■ Exercise prompt
State how many lines in the listing below include the word "Write", and add nothing besides the number.

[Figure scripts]
::::::

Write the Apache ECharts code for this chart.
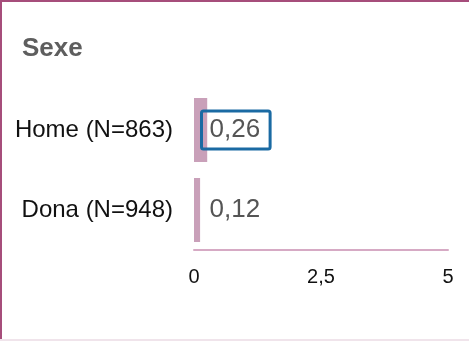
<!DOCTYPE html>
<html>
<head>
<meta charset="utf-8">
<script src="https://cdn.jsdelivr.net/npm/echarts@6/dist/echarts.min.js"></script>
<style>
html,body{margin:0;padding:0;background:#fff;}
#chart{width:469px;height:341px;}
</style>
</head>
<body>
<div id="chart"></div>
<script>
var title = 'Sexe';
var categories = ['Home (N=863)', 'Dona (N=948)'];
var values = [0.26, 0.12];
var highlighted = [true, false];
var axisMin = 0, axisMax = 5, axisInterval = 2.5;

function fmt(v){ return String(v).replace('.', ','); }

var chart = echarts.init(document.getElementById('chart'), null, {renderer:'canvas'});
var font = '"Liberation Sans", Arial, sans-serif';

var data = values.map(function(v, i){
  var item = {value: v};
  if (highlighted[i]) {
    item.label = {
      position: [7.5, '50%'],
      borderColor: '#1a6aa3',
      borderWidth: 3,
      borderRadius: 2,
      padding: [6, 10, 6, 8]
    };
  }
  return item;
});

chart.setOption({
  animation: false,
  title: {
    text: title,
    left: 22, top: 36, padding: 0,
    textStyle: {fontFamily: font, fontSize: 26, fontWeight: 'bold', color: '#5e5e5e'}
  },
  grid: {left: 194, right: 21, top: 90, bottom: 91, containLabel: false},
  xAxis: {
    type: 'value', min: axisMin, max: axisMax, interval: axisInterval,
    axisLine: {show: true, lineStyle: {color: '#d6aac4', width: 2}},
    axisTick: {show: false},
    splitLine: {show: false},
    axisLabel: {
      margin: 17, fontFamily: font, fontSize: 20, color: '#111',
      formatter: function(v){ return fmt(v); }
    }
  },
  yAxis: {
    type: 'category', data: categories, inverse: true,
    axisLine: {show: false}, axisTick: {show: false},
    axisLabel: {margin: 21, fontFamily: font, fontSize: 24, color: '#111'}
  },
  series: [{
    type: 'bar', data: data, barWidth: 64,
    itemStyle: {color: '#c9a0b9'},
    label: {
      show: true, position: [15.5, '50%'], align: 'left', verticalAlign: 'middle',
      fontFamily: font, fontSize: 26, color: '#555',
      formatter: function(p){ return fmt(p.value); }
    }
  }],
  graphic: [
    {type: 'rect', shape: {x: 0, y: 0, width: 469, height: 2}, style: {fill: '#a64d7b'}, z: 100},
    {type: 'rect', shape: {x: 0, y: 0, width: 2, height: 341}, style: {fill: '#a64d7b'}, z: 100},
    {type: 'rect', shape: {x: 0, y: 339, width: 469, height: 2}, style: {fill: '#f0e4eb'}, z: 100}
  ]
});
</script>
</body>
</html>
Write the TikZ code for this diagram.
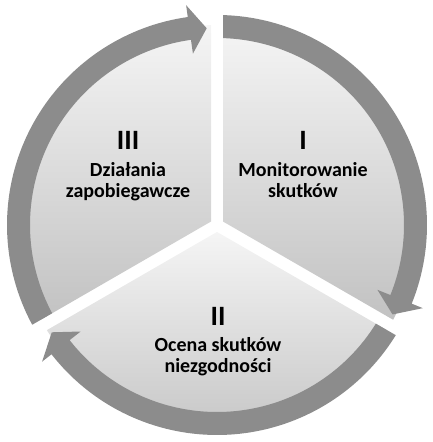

::::::

■ Final result
2